Note that while this might "work" renaming the program executable is not supported and you will most likely get all kinds of follow-on issues if you think doing that is a permanent fix...
So my recommendation still stands - either turn off that setting globally or create a profile for Vivaldi with the setting off.
Feel free to create a proper bug report following the outlined steps.
I know they did some change lately in 6.1 snapshots that might have fixed some of this, but not when I've tested. -
OK so maybe my testing is not that good or my old profile is irrevocably broken, because it looks like it might be fixed in the 6.1 Snapshots after all.
Download the latest Snapshot:
https://vivaldi.com/blog/desktop/that-friday-feeling-vivaldi-browser-snapshot-3009-3/
Install that as a Standalone profile anywhere and launch it, then test again with the NV setting to enabled.They had a fix in the previous snapshot that apparently was a (partial?) fix for this:
[Performance] Increase speed by hiding process identity (VB-96068)

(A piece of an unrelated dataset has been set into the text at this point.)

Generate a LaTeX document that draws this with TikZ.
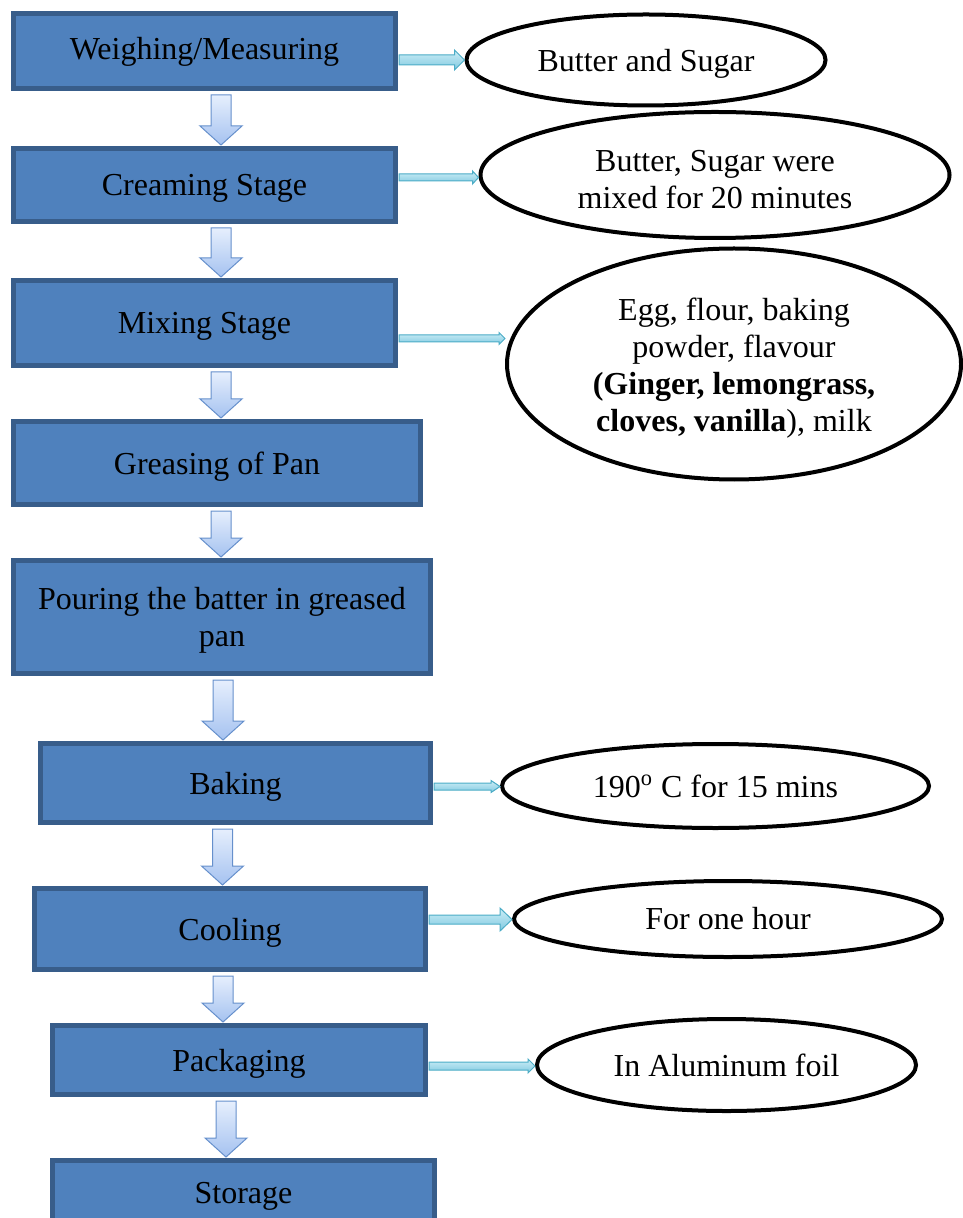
\documentclass[tikz,border=0pt]{standalone}
\usepackage{fontspec}
\setmainfont{Liberation Serif}
\usetikzlibrary{shapes.geometric,calc}
\definecolor{boxfill}{HTML}{4F81BD}
\definecolor{boxline}{HTML}{385D8A}
\definecolor{downtop}{HTML}{E6EFFD}
\definecolor{downbot}{HTML}{A5C2F0}
\definecolor{downline}{HTML}{6690CC}
\definecolor{sidetop}{HTML}{CDEEF7}
\definecolor{sidebot}{HTML}{80C9E0}
\definecolor{sideline}{HTML}{4BACC6}
% block arrow going down: x, upper node, lower node
\newcommand\flowdown[3]{%
  \path (#1,0 |- #2.south) coordinate (s) (#1,0 |- #3.north) coordinate (t);
  \draw[downarr] ($(s)+(-10,4)$) -- ($(s)+(10,4)$) -- ($(t)+(10,-20)$) -- ($(t)+(21,-20)$)
    -- ($(t)+(0,-1)$) -- ($(t)+(-21,-20)$) -- ($(t)+(-10,-20)$) -- cycle;}
% block arrow going right: y, left node, right node, shaft, head, head length
\newcommand\flowright[6]{%
  \path (#2.east |- 0,#1) coordinate (s) (#3.west |- 0,#1) coordinate (t);
  \draw[sidearr] ($(s)+(1,-#4)$) -- ($(t)+(-#6,-#4)$) -- ($(t)+(-#6,-#5)$) -- (t)
    -- ($(t)+(-#6,#5)$) -- ($(t)+(-#6,#4)$) -- ($(s)+(1,#4)$) -- cycle;}
\begin{document}
\begin{tikzpicture}[x=0.5pt,y=-0.5pt,
    font=\fontsize{16}{18.5}\selectfont,
    stage/.style={rectangle,fill=boxfill,draw=boxline,line width=2.5pt,inner sep=0pt,align=center,text depth=-0.5pt},
    note/.style={ellipse,draw=black,line width=2pt,fill=white,inner sep=0pt,align=center},
    downarr/.style={draw=downline,line width=0.5pt,top color=downtop,bottom color=downbot,line join=miter},
    sidearr/.style={draw=sideline,line width=0.5pt,top color=sidetop,bottom color=sidebot,line join=miter}]
  \useasboundingbox (0,0) rectangle (962,1218);
  %\draw[gray,very thin,step=50] (0,0) grid (962,1218);
  \node[stage,minimum width=191pt,minimum height=37.5pt,text depth=3pt] (weigh) at (204.5,51) {Weighing/Measuring};
  \node[stage,minimum width=191pt,minimum height=36.5pt] (cream) at (204.5,185) {Creaming Stage};
  \node[stage,minimum width=191pt,minimum height=42.5pt] (mix) at (204.5,323) {Mixing Stage};
  \node[stage,minimum width=203.5pt,minimum height=41.5pt] (grease) at (217,463) {Greasing of Pan};
  \node[stage,minimum width=208.5pt,minimum height=56.5pt] (pour) at (222,617) {Pouring the batter in greased\\pan};
  \node[stage,minimum width=195pt,minimum height=39.5pt] (bake) at (235.5,783) {Baking};
  \node[stage,minimum width=195.5pt,minimum height=40.5pt] (cool) at (230,929) {Cooling};
  \node[stage,minimum width=186.5pt,minimum height=34.5pt] (pack) at (239,1060) {Packaging};
  \node[stage,minimum width=191pt,minimum height=32.5pt] (store) at (243.5,1193) {Storage};

  \node[note,minimum width=179.5pt,minimum height=45.5pt,text depth=-1pt] (butter) at (646,60) {Butter and Sugar};
  \node[note,minimum width=234.5pt,minimum height=63pt] (mixed) at (715,175) {\rule{0pt}{15.6pt}Butter, Sugar were\\mixed for 20 minutes};
  \node[note,minimum width=227pt,minimum height=115.5pt] (egg) at (734,364)
    {\rule{0pt}{15pt}Egg, flour, baking\\powder, flavour\\\textbf{(Ginger, lemongrass,}\\\textbf{cloves, vanilla}), milk};
  \node[note,minimum width=213.5pt,minimum height=42pt,text depth=-1pt] (heat) at (715.5,786) {190\textsuperscript{o} C for 15 mins};
  \node[note,minimum width=214pt,minimum height=38pt] (hour) at (728,919) {For one hour};
  \node[note,minimum width=189.5pt,minimum height=46pt,text depth=-1.5pt] (foil) at (726.5,1065) {In Aluminum foil};

  \flowdown{221}{weigh}{cream}
  \flowdown{221}{cream}{mix}
  \flowdown{221}{mix}{grease}
  \flowdown{221}{grease}{pour}
  \flowdown{223}{pour}{bake}
  \flowdown{222.5}{bake}{cool}
  \flowdown{223}{cool}{pack}
  \flowdown{226}{pack}{store}

  \flowright{60}{weigh}{butter}{5}{10}{10}
  \flowright{177.5}{cream}{mixed}{3.5}{6.5}{6}
  \flowright{338.5}{mix}{egg}{3.5}{6}{6}
  \flowright{786.5}{bake}{heat}{3.5}{6}{9}
  \flowright{919.5}{cool}{hour}{4.5}{11.5}{12}
  \flowright{1066}{pack}{foil}{4}{7}{7}
\end{tikzpicture}
\end{document}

https://vivaldi.com/blog/desktop/catch-up-vivaldi-browser-snapshot-3001-3/ -
An update on this, since I got digging deep into the rabbit hole.
Apparently, since I was running 32-bits Vivaldi (don't ask...) I never saw the performance fix in 6.1 - because the fix never made it into the 32-bit builds
So after some struggles updating to a 64-bit I can now confirm that yes, 6.1 fixes this issue even with the NVidia background apps setting to 30fps.
Vivaldi also consistently outperforms Chrome/Edge/Opera on the "standard" performance metric of the WebGL aquarium.